Pendidikan Sambil Kerja: Upaya Meningkatkan Partisipasi Pendidikan dan Kewirausahaan (Ringkasan)

Esai ini ditulis oleh Budiono dan diikutsertakan dalam Kompetisi Esai Mahasiswa (KEM) 2010.

Ringkasan

Mayoritas masyarakat miskin kurang begitu peduli pada tingkat pendidikan anak mereka. Seringkali kesempatan anak untuk sekolah ke jenjang yang lebih tinggi harus dikorbankan demi mencari nafkah dan membantu perekonomian keluarga dengan bekerja. Pengembangan program pendidikan sambil bekerja bisa menjadi alternatif kebijakan yang dapat dijalankan pemerintah guna mengatasi masalah rendahnya angka partisipasi pendidikan dan tingginya angka pengangguran. Sekolah ini juga berpotensi untuk menumbuhkan kewirausahaan berbasis potensi sektor unggulan daerah.

Rendahnya angka partisipasi pendidikan dan tingginya angka pengangguran merupakan dua masalah krusial yang harus diatasi pemerintah untuk mewujudkan penduduk yang sejahtera. Berdasarkan data BPS, di tahun 2008 angka partisipasi pendidikan kasar penduduk di sekolah menengah secara nasional hanya 44,22 % dan pengangguran terbuka nasional berjumlah 9.394.515. Kedua masalah tersebut saling berkaitan. Dengan tingkat pendidikan yang masih rendah, sulit bagi penduduk untuk memperoleh pekerjaan yang layak sehingga akan menciptakan pengangguran. Kemudian, pengangguran akan berdampak pada bertambahnya kemiskinan yang akan mempersulit penduduk usia sekolah untuk mengakses pendidikan. Hubungan ini pada akhirnya akan membentuk suatu siklus yang terus terulang sehingga kemiskinan pun akan terus ada.
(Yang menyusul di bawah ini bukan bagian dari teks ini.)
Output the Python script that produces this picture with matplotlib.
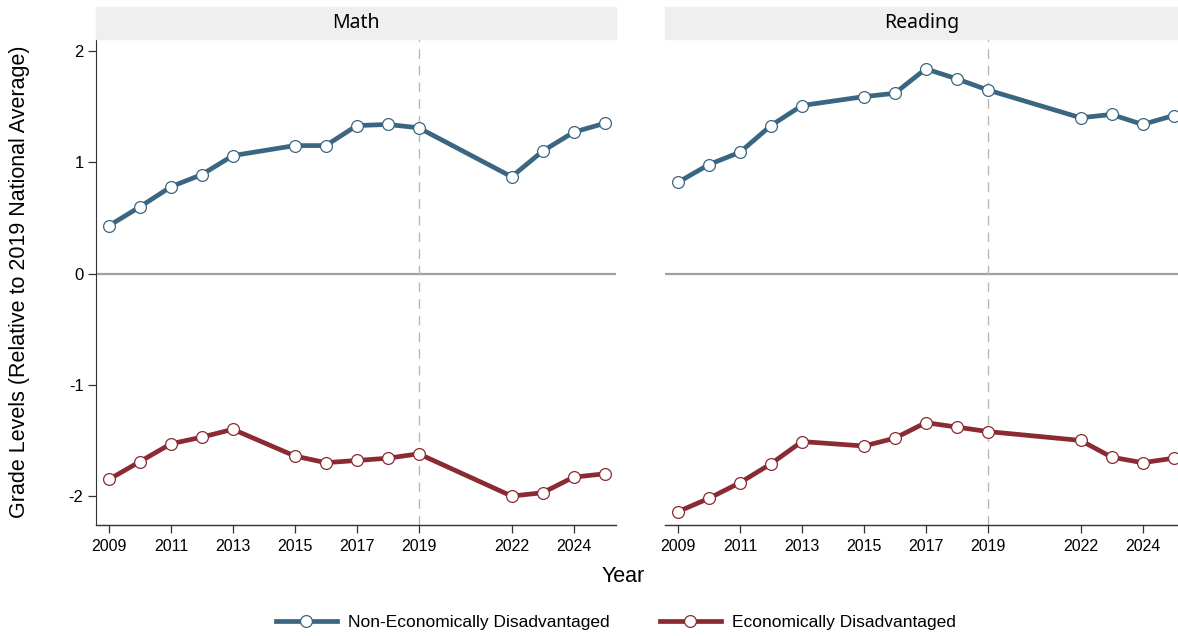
import matplotlib
matplotlib.use("Agg")
import matplotlib.pyplot as plt
from matplotlib.ticker import FuncFormatter
from matplotlib.lines import Line2D

years = [2009, 2010, 2011, 2012, 2013, 2015, 2016, 2017, 2018, 2019, 2022, 2023, 2024, 2025]
tick_years = [2009, 2011, 2013, 2015, 2017, 2019, 2022, 2024]

math_non_ed = [0.43, 0.60, 0.78, 0.89, 1.06, 1.15, 1.15, 1.33, 1.34, 1.31, 0.87, 1.10, 1.27, 1.35]
math_ed = [-1.85, -1.69, -1.53, -1.47, -1.40, -1.64, -1.70, -1.68, -1.66, -1.62, -2.00, -1.97, -1.83, -1.80]
read_non_ed = [0.82, 0.98, 1.09, 1.33, 1.51, 1.59, 1.62, 1.84, 1.75, 1.65, 1.40, 1.43, 1.34, 1.42]
read_ed = [-2.14, -2.02, -1.88, -1.71, -1.51, -1.55, -1.48, -1.34, -1.38, -1.42, -1.50, -1.65, -1.70, -1.66]

panels = ["Math", "Reading"]
series_labels = ["Non-Economically Disadvantaged", "Economically Disadvantaged"]
colors = ["#3b6681", "#8b2a33"]

W, H = 1178, 636
fig = plt.figure(figsize=(W / 100, H / 100), dpi=100)

narrow = ["Liberation Sans Narrow", "Liberation Sans", "DejaVu Sans"]


def px_axes(left, top, right, bottom):
    return [left / W, 1 - bottom / H, (right - left) / W, (bottom - top) / H]


ax_math = fig.add_axes(px_axes(96, 39, 616, 525))
ax_read = fig.add_axes(px_axes(665, 39, 1185, 525))

data = {"Math": (math_non_ed, math_ed), "Reading": (read_non_ed, read_ed)}
strip_top, strip_bottom = 7, 39

for ax, name in zip([ax_math, ax_read], panels):
    ax.set_xlim(2008.58, 2025.37)
    ax.set_ylim(-2.26, 2.108)
    ax.axhline(0, color="#a0a0a0", lw=1.6, zorder=1)
    ax.axvline(2019, color="#b8b8b8", lw=1.0, ls=(0, (7, 5)), zorder=1)
    for vals, c in zip(data[name], colors):
        ax.plot(years, vals, color=c, lw=3.4, marker="o", ms=8.5,
                mfc="white", mec=c, mew=0.9, zorder=3, solid_capstyle="butt")
    for s in ["top", "right"]:
        ax.spines[s].set_visible(False)
    ax.spines["bottom"].set_color("#333333")
    ax.spines["bottom"].set_linewidth(1.0)
    ax.set_xticks(tick_years)
    ax.set_xticklabels([str(y) for y in tick_years], fontfamily=narrow, fontsize=11.5)
    ax.tick_params(axis="x", length=6, width=0.9, color="#333333", pad=4)

    # facet strip with the subject name
    pos = ax.get_position()
    x0, x1 = pos.x0, min(pos.x1, 1.0)
    fig.patches.append(plt.Rectangle((x0, 1 - strip_bottom / H), x1 - x0,
                                     (strip_bottom - strip_top) / H,
                                     transform=fig.transFigure, color="#efefef", zorder=0))
    fig.text((x0 + x1) / 2, 1 - 23 / H, name, ha="center", va="center", fontsize=14,
             family=["Noto Sans", "DejaVu Sans"])

ax_math.set_yticks([-2, -1, 0, 1, 2])
ax_math.yaxis.set_major_formatter(FuncFormatter(lambda v, p: f"{int(v)}"))
for lab in ax_math.get_yticklabels():
    lab.set_fontfamily(narrow)
    lab.set_fontsize(12)
ax_math.tick_params(axis="y", length=6, width=0.9, color="#333333", pad=3)
ax_math.spines["left"].set_color("#333333")

ax_read.spines["left"].set_visible(False)
ax_read.set_yticks([])

fig.text(20 / W, 1 - 282 / H, "Grade Levels (Relative to 2019 National Average)",
         rotation=90, ha="center", va="center", fontsize=15.5,
         family=["Liberation Sans", "DejaVu Sans"])
fig.text(623 / W, 1 - 577 / H, "Year", ha="center", va="center", fontsize=15.5,
         family=narrow)

handles = [Line2D([], [], color=c, lw=3.4, marker="o", ms=8.5, mfc="white", mec=c, mew=0.9)
           for c in colors]
fig.legend(handles, series_labels, loc="center", bbox_to_anchor=(616 / W, 1 - 622 / H),
           ncol=2, frameon=False, handlelength=3.5, columnspacing=2.9, handletextpad=0.65,
           prop={"family": narrow, "size": 12.5})

fig.savefig("out.png", dpi=100)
Oleh karena itu, pengentasan kemiskinan seharusnya tidak hanya berkutat pada pemberian bantuan langsung tunai, tetapi harus mengatasi dua masalah yang menjadi akar dari kemiskinan, yaitu masalah pendidikan dan pengangguran.

Mayoritas penduduk miskin hanya menyekolahkan anak mereka hingga jenjang sekolah dasar. Rendahnya angka partisipasi pendidikan penduduk di jenjang pendidikan menengah dapat disebabkan oleh beberapa faktor. Biaya pendidikan yang mahal dan tidak dapat dijangkau oleh penduduk miskin menjadi faktor eksternal yang membuat orang tua miskin tidak menyekolahkan anak mereka ke jenjang yang lebih tinggi. Sulitnya mengakses fasilitas pendidikan menengah juga menghambat partisipasi pendidikan penduduk yang tinggal di pelosok. Selain faktor-faktor eksternal, faktor internal juga sangat mempengaruhi partisipasi pendidikan penduduk. Faktor internal tersebut meliputi kesadaran penduduk akan pentingnya pendidikan dan pilihan dilematis (trade-off) antara bekerja atau sekolah. Harus diakui, kesadaran penduduk pedesaan akan pentingnya pendidikan masih rendah. Hal ini dikarenakan mayoritas penduduk pedesaan bekerja di sektor pertanian dan sektor informal yang tidak memerlukan persyaratan pendidikan formal. Lain halnya dengan penduduk usia sekolah di keluarga miskin, keadaan ekonomi keluarga yang serba kekurangan membuat mereka menghadapi pilihan dilematis antara bekerja atau sekolah. Dengan bekerja, mereka bisa mendapatkan penghasilan (walaupun relatif kecil) dan berkontribusi pada perekonomian keluarga, sedangkan jika memilih untuk sekolah, mereka hanya akan menjadi beban tanggungan keluarga yang harus membiayai sekolah mereka. Keadaan dilematis seperti ini pada akhirnya akan membuat keluarga miskin cenderung lebih memilih membiarkan anak-anak mereka bekerja daripada sekolah.